ADR-011: Test Infrastructure Hanging Fixes

Status

Accepted - 2025-07-30

Context

During Phase 4 TDD implementation, tests were hanging during teardown due to MCP connection pool issues. The hanging was caused by:

  1. Circular import errors during MCP module teardown
  2. Logging errors on closed file handles during shutdown
  3. Timeout during pool shutdown without proper cleanup
  4. Connection pool configuration issues in test environment

Decision

Implement aggressive timeout handling and defensive import strategies to prevent test hanging:

1. MCP Connection Pool Timeout Handling

# In conftest.py mcp_infrastructure_reset fixture
try:
    await asyncio.wait_for(pool.shutdown(), timeout=0.1)
except asyncio.TimeoutError:
    # Force shutdown immediately if timeout occurs
    pool._is_shutdown = True
    pool._all_connections.clear()
    pool._available_connections.clear()
    pool._pool_lock = None

2. Defensive Import Strategies

# Only try to reset MCP if the module exists and can be imported
try:
    from services.infrastructure.mcp.connection_pool import MCPConnectionPool
except ImportError:
    # MCP modules not available, skip cleanup
    pass

3. Logging Level Management

# Disable logging during shutdown to prevent I/O errors
original_level = logging.getLogger().level
logging.getLogger().setLevel(logging.ERROR)

try:
    # MCP cleanup operations
    pass
finally:
    # Restore logging level
    logging.getLogger().setLevel(original_level)
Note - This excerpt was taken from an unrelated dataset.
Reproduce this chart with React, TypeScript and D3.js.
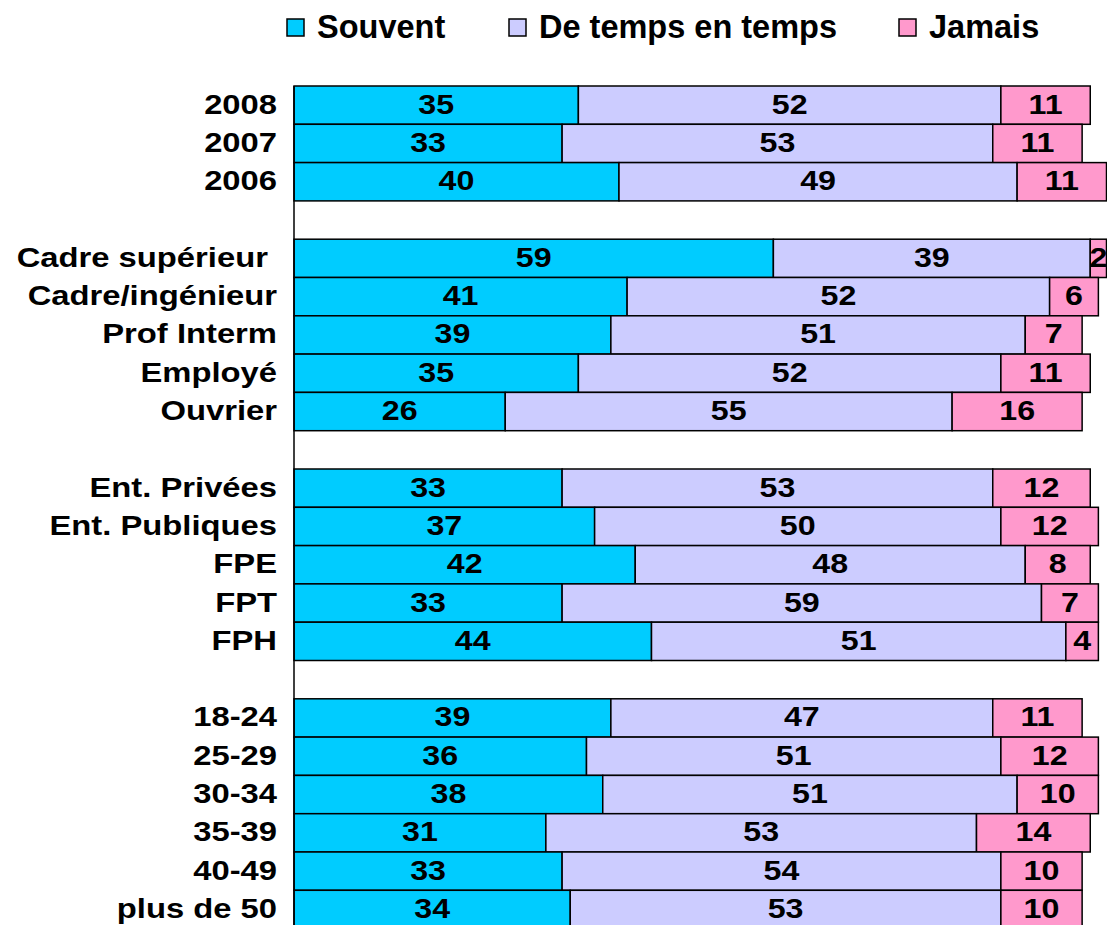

4. Database Engine Disposal

# In cleanup_sessions fixture
try:
    from services.database.connection import db
    if db.engine:
        await db.engine.dispose()
except Exception:
    pass  # Ignore disposal errors during cleanup

Consequences

Positive

Negative

Risks

Implementation

Files Modified

Configuration

# Database connection pool settings
pool_size=5,           # Multiple connections for concurrent tests
max_overflow=10,       # Allow bursts during peak usage
pool_recycle=3600      # Refresh connections every hour

Monitoring

Notes

This ADR addresses immediate infrastructure stability issues. Future work should investigate root causes of MCP circular imports and implement more robust connection pool management.

The aggressive timeout approach is a pragmatic solution that enables continued development while the underlying architectural issues are addressed.